LSN supported the title in the WG's draft. Equality and non-discrimination is consistent with other treaties. The term “indirect discrimination” should be defined clearly in the Convention. The EU language in the new Article 3.2(b) should be adopted. Paragraph 7.3 should be deleted because it is not in any other Convention and review standards can be created by the monitoring body. If 7.3 is left in the Convention, the Convention should also incorporate the language changes proposed by Canada, Japan, Yemen and EDF. LSN supported Canada’s language change in 7.2(a), because it would remove the words "on an equal footing" which amputees and other PWD find inappropriate.

NACLC/People with Disabilities Australia Incorporated/Australian Federation of Disability Organizations stated that equality must have a central position in this Convention. It supported the removal of equality from Article 7 only if equality is placed as a general obligation in Article 4 or as separate Article. The organization of the Article could be improved.
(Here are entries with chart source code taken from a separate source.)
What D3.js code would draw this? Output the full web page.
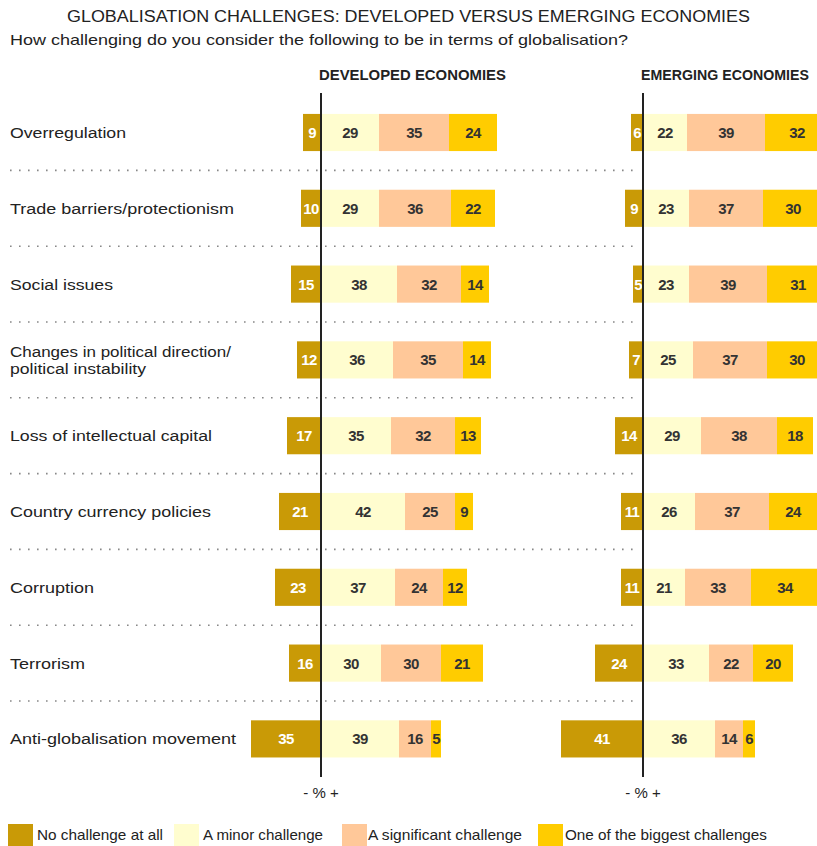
<!DOCTYPE html>
<html>
<head>
<meta charset="utf-8">
<script src="https://cdn.jsdelivr.net/npm/d3@7"></script>
<style>
  html, body { margin: 0; padding: 0; background: #fff; }
  svg { display: block; }
  text { font-family: "Liberation Sans", Arial, sans-serif; }
</style>
</head>
<body>
<div id="chart"></div>
<script>
// Survey answers, percent of respondents
const categories = [
  ["Overregulation"],
  ["Trade barriers/protectionism"],
  ["Social issues"],
  ["Changes in political direction/", "political instability"],
  ["Loss of intellectual capital"],
  ["Country currency policies"],
  ["Corruption"],
  ["Terrorism"],
  ["Anti-globalisation movement"]
];
const responses = ["No challenge at all", "A minor challenge", "A significant challenge", "One of the biggest challenges"];
const colors = ["#C99A06", "#FFFDCF", "#FFC899", "#FFCC00"];

const developedNone    = [9, 10, 15, 12, 17, 21, 23, 16, 35];
const developedMinor   = [29, 29, 38, 36, 35, 42, 37, 30, 39];
const developedSignif  = [35, 36, 32, 35, 32, 25, 24, 30, 16];
const developedBiggest = [24, 22, 14, 14, 13, 9, 12, 21, 5];

const emergingNone    = [6, 9, 5, 7, 14, 11, 11, 24, 41];
const emergingMinor   = [22, 23, 23, 25, 29, 26, 21, 33, 36];
const emergingSignif  = [39, 37, 39, 37, 38, 37, 33, 22, 14];
const emergingBiggest = [32, 30, 31, 30, 18, 24, 34, 20, 6];

const panels = [
  { title: "DEVELOPED ECONOMIES", zero: 321, titleW: 187, series: [developedNone, developedMinor, developedSignif, developedBiggest] },
  { title: "EMERGING ECONOMIES",  zero: 643, titleW: 168, series: [emergingNone, emergingMinor, emergingSignif, emergingBiggest] }
];

const W = 817, H = 846;
const svg = d3.select("#chart").append("svg").attr("width", W).attr("height", H);

// Titles (set width so the condensed lettering spans the same run)
svg.append("text").attr("x", 408.5).attr("y", 22).attr("text-anchor", "middle")
  .attr("font-size", 16).attr("fill", "#222")
  .attr("textLength", 683).attr("lengthAdjust", "spacingAndGlyphs")
  .text("GLOBALISATION CHALLENGES: DEVELOPED VERSUS EMERGING ECONOMIES");
svg.append("text").attr("x", 10).attr("y", 45)
  .attr("font-size", 15).attr("fill", "#222")
  .attr("textLength", 618).attr("lengthAdjust", "spacingAndGlyphs")
  .text("How challenging do you consider the following to be in terms of globalisation?");

// Rows
const y = d3.scaleBand()
  .domain(d3.range(categories.length))
  .range([94.6, 776.8])
  .paddingInner(0.51)
  .paddingOuter(0.255);
const step = y.step();

// Dotted separators between rows
svg.append("g").selectAll("line")
  .data(d3.range(categories.length - 1))
  .join("line")
  .attr("x1", 10).attr("x2", 640)
  .attr("y1", i => y(i) + y.bandwidth() / 2 + step / 2)
  .attr("y2", i => y(i) + y.bandwidth() / 2 + step / 2)
  .attr("stroke", "#888").attr("stroke-width", 1.6)
  .attr("stroke-dasharray", "1.6,7.4");

// Row labels, each line stretched to its run length
const labelRuns = [[116], [224], [103], [221, 136], [202], [201], [84], [75], [226]];
const labels = svg.append("g").selectAll("text")
  .data(categories.map((lines, i) => lines.map((t, j) => ({ t, w: labelRuns[i][j] }))))
  .join("text")
  .attr("x", 10)
  .attr("y", (d, i) => y(i) + y.bandwidth() / 2 - (d.length - 1) * 8.5 + 5.5)
  .attr("font-size", 15.5).attr("fill", "#222");
labels.selectAll("tspan")
  .data(d => d)
  .join("tspan")
  .attr("x", 10)
  .attr("dy", (d, j) => j === 0 ? 0 : 17)
  .attr("textLength", d => d.w).attr("lengthAdjust", "spacingAndGlyphs")
  .text(d => d.t);

panels.forEach(p => {
  const x = d3.scaleLinear().domain([0, 100]).range([p.zero, p.zero + 200]);
  const g = svg.append("g");

  // Panel heading, squeezed horizontally to its run length
  const head = g.append("text")
    .attr("font-size", 15).attr("font-weight", "bold").attr("fill", "#222")
    .text(p.title);
  const natural = head.node().getComputedTextLength();
  head.attr("transform", `translate(${p.zero - 2},80) scale(${p.titleW / natural},1)`);

  categories.forEach((c, i) => {
    const vals = p.series.map(s => s[i]);
    const segs = [];
    let pos = 0;
    vals.forEach((v, k) => {
      if (k === 0) segs.push({ k, v, a: -v, b: 0 });
      else { segs.push({ k, v, a: pos, b: pos + v }); pos += v; }
    });
    const row = g.append("g");
    row.selectAll("rect").data(segs).join("rect")
      .attr("x", d => x(d.a))
      .attr("width", d => x(d.b) - x(d.a))
      .attr("y", y(i))
      .attr("height", y.bandwidth())
      .attr("fill", d => colors[d.k]);
    row.selectAll("text").data(segs).join("text")
      .attr("x", d => (x(d.a) + x(d.b)) / 2)
      .attr("y", y(i) + y.bandwidth() / 2 + 5.5)
      .attr("text-anchor", "middle")
      .attr("font-size", 15).attr("font-weight", "bold")
      .attr("letter-spacing", -0.6)
      .attr("fill", d => d.k === 0 ? "#fff" : "#333")
      .text(d => d.v);
  });

  // Zero axis
  g.append("line")
    .attr("x1", x(0)).attr("x2", x(0))
    .attr("y1", 93).attr("y2", 777)
    .attr("stroke", "#222").attr("stroke-width", 2);
  g.append("text").attr("x", x(0)).attr("y", 798)
    .attr("text-anchor", "middle").attr("font-size", 15).attr("fill", "#222")
    .text("- % +");
});

// Legend
const legendItems = [
  { sx: 8,   tx: 37,  tw: 126 },
  { sx: 174, tx: 203, tw: 120 },
  { sx: 342, tx: 368, tw: 154 },
  { sx: 538, tx: 565, tw: 202 }
];
const lg = svg.append("g");
lg.selectAll("rect").data(legendItems).join("rect")
  .attr("x", d => d.sx).attr("y", 824).attr("width", 25).attr("height", 22)
  .attr("fill", (d, i) => colors[i]);
lg.selectAll("text").data(legendItems).join("text")
  .attr("x", d => d.tx).attr("y", 840)
  .attr("font-size", 15).attr("fill", "#222")
  .attr("textLength", d => d.tw).attr("lengthAdjust", "spacingAndGlyphs")
  .text((d, i) => responses[i]);
</script>
</body>
</html>
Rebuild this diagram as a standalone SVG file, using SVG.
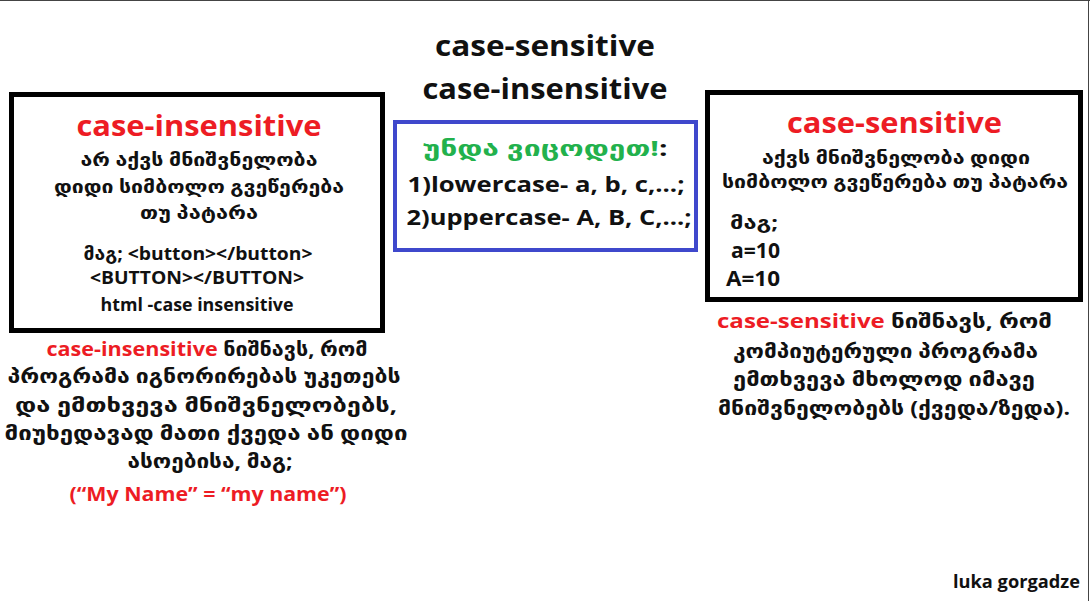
<svg xmlns="http://www.w3.org/2000/svg" width="1090" height="601" viewBox="0 0 1090 601">
<style>
text{font-family:"Open Sans","DejaVu Sans",sans-serif;font-weight:bold;fill:#111;}
.c{text-anchor:middle;}
.red{fill:#ed1c24;}
.grn{fill:#22b14c;}
.box{fill:#fff;stroke:#000;stroke-width:5;}
.blue{fill:#fff;stroke:#3f48cc;stroke-width:4;}
.t28{font-size:28px;}
.t22{font-size:22px;}
.t20{font-size:21px;}
.t17{font-size:17px;}
.g18{font-size:17px;}
.g20{font-size:19px;}
</style>
<rect x="0" y="0" width="1090" height="601" fill="#fff"/>
<line x1="0" y1="0.5" x2="1090" y2="0.5" stroke="#444" stroke-width="1"/>
<line x1="1088.5" y1="0" x2="1088.5" y2="601" stroke="#444" stroke-width="1"/>
<g id="connectors"></g>
<g id="title">
<text class="c t28" x="545" y="56" textLength="220" lengthAdjust="spacingAndGlyphs">case-sensitive</text>
<text class="c t28" x="545" y="99" textLength="245" lengthAdjust="spacingAndGlyphs">case-insensitive</text>
</g>
<g id="left-box">
<rect class="box" x="11.5" y="94.5" width="371" height="236"/>
<text class="c t28 red" x="199" y="136" textLength="245" lengthAdjust="spacingAndGlyphs">case-insensitive</text>
<text class="c g18" x="199" y="166" textLength="237" lengthAdjust="spacingAndGlyphs">არ აქვს მნიშვნელობა</text>
<text class="c g18" x="199" y="193" textLength="290" lengthAdjust="spacingAndGlyphs">დიდი სიმბოლო გვეწერება</text>
<text class="c g18" x="199" y="219" textLength="118" lengthAdjust="spacingAndGlyphs">თუ პატარა</text>
<text class="c t17" x="198" y="260" textLength="229" lengthAdjust="spacingAndGlyphs">მაგ; &lt;button&gt;&lt;/button&gt;</text>
<text class="c t17" x="197" y="284" textLength="214" lengthAdjust="spacingAndGlyphs">&lt;BUTTON&gt;&lt;/BUTTON&gt;</text>
<text class="c t17" x="197" y="311" textLength="193" lengthAdjust="spacingAndGlyphs">html -case insensitive</text>
</g>
<g id="left-note">
<text class="c g20" x="207" y="356" textLength="321" lengthAdjust="spacingAndGlyphs"><tspan class="red">case-insensitive</tspan> ნიშნავს, რომ</text>
<text class="c g20" x="204" y="383" textLength="393" lengthAdjust="spacingAndGlyphs">პროგრამა იგნორირებას უკეთებს</text>
<text class="c g20" x="206" y="412" textLength="382" lengthAdjust="spacingAndGlyphs">და ემთხვევა მნიშვნელობებს,</text>
<text class="c g20" x="206" y="440" textLength="403" lengthAdjust="spacingAndGlyphs">მიუხედავად მათი ქვედა ან დიდი</text>
<text class="c g20" x="210" y="468" textLength="165" lengthAdjust="spacingAndGlyphs">ასოებისა, მაგ;</text>
<text class="c g20 red" x="208" y="501" textLength="277" lengthAdjust="spacingAndGlyphs">(“My Name” = “my name”)</text>
</g>
<g id="center-box">
<rect class="blue" x="395" y="122" width="301" height="128"/>
<text class="c t22" x="545" y="156" textLength="245" lengthAdjust="spacingAndGlyphs"><tspan class="grn">უნდა ვიცოდეთ!</tspan>:</text>
<text class="c t22" x="546" y="192" textLength="277" lengthAdjust="spacingAndGlyphs">1)lowercase- a, b, c,...;</text>
<text class="c t22" x="549" y="225" textLength="285" lengthAdjust="spacingAndGlyphs">2)uppercase- A, B, C,...;</text>
</g>
<g id="right-box">
<rect class="box" x="707.5" y="92.5" width="373" height="207"/>
<text class="c t28 red" x="894.5" y="133" textLength="215" lengthAdjust="spacingAndGlyphs">case-sensitive</text>
<text class="c g18" x="896" y="164" textLength="268" lengthAdjust="spacingAndGlyphs">აქვს მნიშვნელობა დიდი</text>
<text class="c g18" x="895" y="188" textLength="346" lengthAdjust="spacingAndGlyphs">სიმბოლო გვეწერება თუ პატარა</text>
<text class="g18" x="730" y="229" textLength="48" lengthAdjust="spacingAndGlyphs">მაგ;</text>
<text class="t20" x="731" y="258" textLength="49" lengthAdjust="spacingAndGlyphs">a=10</text>
<text class="t20" x="726" y="286" textLength="54" lengthAdjust="spacingAndGlyphs">A=10</text>
</g>
<g id="right-note">
<text class="c g20" x="884.5" y="328" textLength="335" lengthAdjust="spacingAndGlyphs"><tspan class="red">case-sensitive</tspan> ნიშნავს, რომ</text>
<text class="c g20" x="885.5" y="358" textLength="305" lengthAdjust="spacingAndGlyphs">კომპიუტერული პროგრამა</text>
<text class="c g20" x="884" y="386" textLength="302" lengthAdjust="spacingAndGlyphs">ემთხვევა მხოლოდ იმავე</text>
<text class="c g20" x="894" y="415" textLength="352" lengthAdjust="spacingAndGlyphs">მნიშვნელობებს (ქვედა/ზედა).</text>
</g>
<g id="signature">
<text class="t17" x="953" y="588" textLength="127" lengthAdjust="spacingAndGlyphs">luka gorgadze</text>
</g>
</svg>
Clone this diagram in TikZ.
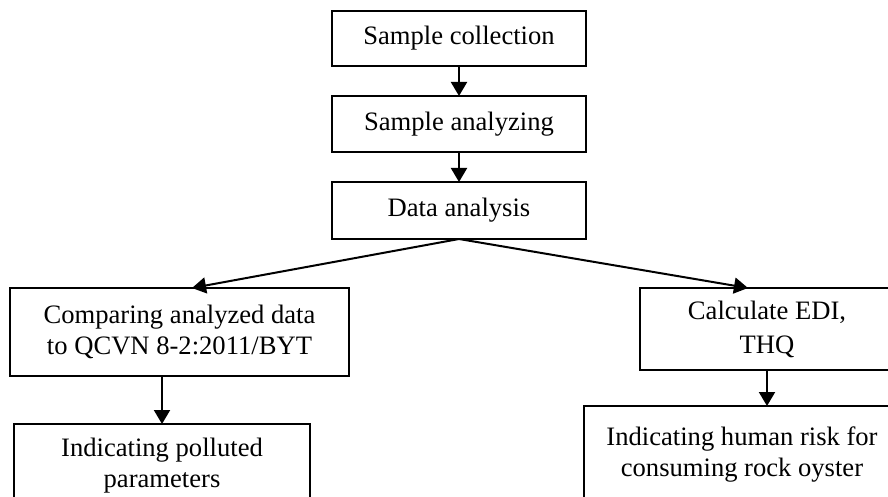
\documentclass[tikz,border=0pt]{standalone}
\usepackage{fontspec}
\setmainfont{Liberation Serif}
\usetikzlibrary{arrows.meta,calc}
\begin{document}
\begin{tikzpicture}[x=1pt,y=1pt,
  box/.style={draw, line width=2pt, inner sep=0pt, outer sep=0pt, align=center,
    font=\fontsize{26.6}{31}\selectfont},
  conn/.style={line width=2pt, -{Triangle[length=14pt,width=16pt]}}]
\useasboundingbox (0,0) rectangle (888,-497);
\clip (0,0) rectangle (888,-497);
\node[box, minimum width=254, minimum height=55] (b1) at (459,-38.5) {Sample collection};
\node[box, minimum width=254, minimum height=56] (b2) at (459,-124) {Sample analyzing};
\node[box, minimum width=254, minimum height=57] (b3) at (459,-210.5) {Data analysis};
\node[box, minimum width=339, minimum height=88] (L1) at (179.5,-332) {Comparing analyzed data\\to QCVN 8-2:2011/BYT};
\node[box, minimum width=254, minimum height=82, font=\fontsize{26.6}{34}\selectfont] (R1) at (767,-329) {Calculate EDI,\\THQ};
\node[box, minimum width=296, minimum height=84] (L2) at (162,-466) {Indicating polluted\\parameters};
\node[box, minimum width=316, minimum height=98] (R2) at (742,-455) {Indicating human risk for\\consuming rock oyster};
\draw[conn] (b1.south) -- (b2.north);
\draw[conn] (b2.south) -- (b3.north);
\draw[conn] (b3.south) -- ($(L1.north)+(12.5,0)$);
\draw[conn] (b3.south) -- ($(R1.north)+(-19,0)$);
\draw[conn] (L1.south -| L2.north) -- (L2.north);
\draw[conn] (R1.south) -- (R1.south |- R2.north);
\end{tikzpicture}
\end{document}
It suggests beginning the Article by prohibiting discrimination, then requiring RA in State and non-State entities and clearly stating the failure to provide RA is discrimination. Only narrow exceptions, such as for public order, should be allowed, and only with the understanding that all other human rights instruments and non-discrimination provisions apply to PWD. These exceptions should be subject to the least restrictive alternative and active measures by PWD are voluntary. Direct and indirect discrimination, RA, and active special measures should be defined. Systemic discrimination is subsumed under indirect discrimination, but indirect discrimination must be defined. The Bangkok draft's definition would serve. Discrimination includes suspected, imputed, assumed, possible disability, association with PWD, past disability or effects of past disability and characteristics of a disability.

DPI noted that RA is more fully developed in footnote 27. As expressed in the EDF’s statement, DPI is concerned that there is no clear identified position that the denial of RA constitutes discrimination. It asks the AHC to clarify RA because unmet accommodation needs lead to exclusion and the inability to participate in all areas of life. The ESCR’s General Comment 5 may be helpful.

World Federation of the Deaf supported EDF and others. Even though discrimination on other bases such as race and gender are covered by other Conventions, these often do not help PWD, and multiple discrimination continues. WFD supported the existing language in 7.1 and notes that a list of prohibited forms of discrimination, such as in the Convention on the Rights of the Child, could be included.. For example, language discrimination is prohibited in other Conventions; however, deaf children are punished for using sign language. Disabled girls are discriminated doubly and some disability groups are discriminated more than others. WFD supported Canada’s addition of the term “ethnic.”

Inclusion International supported the EU and the concepts of RA and undue hardship. Children need to be highlighted in this section because discrimination against children is a concern.

National Human Rights Institutions supported the deletion of 7.3 because it allows for too much discretion by States and it does not appear in any other Convention. It suggested deleting “disproportionate burden” so that States will not renege on their obligations.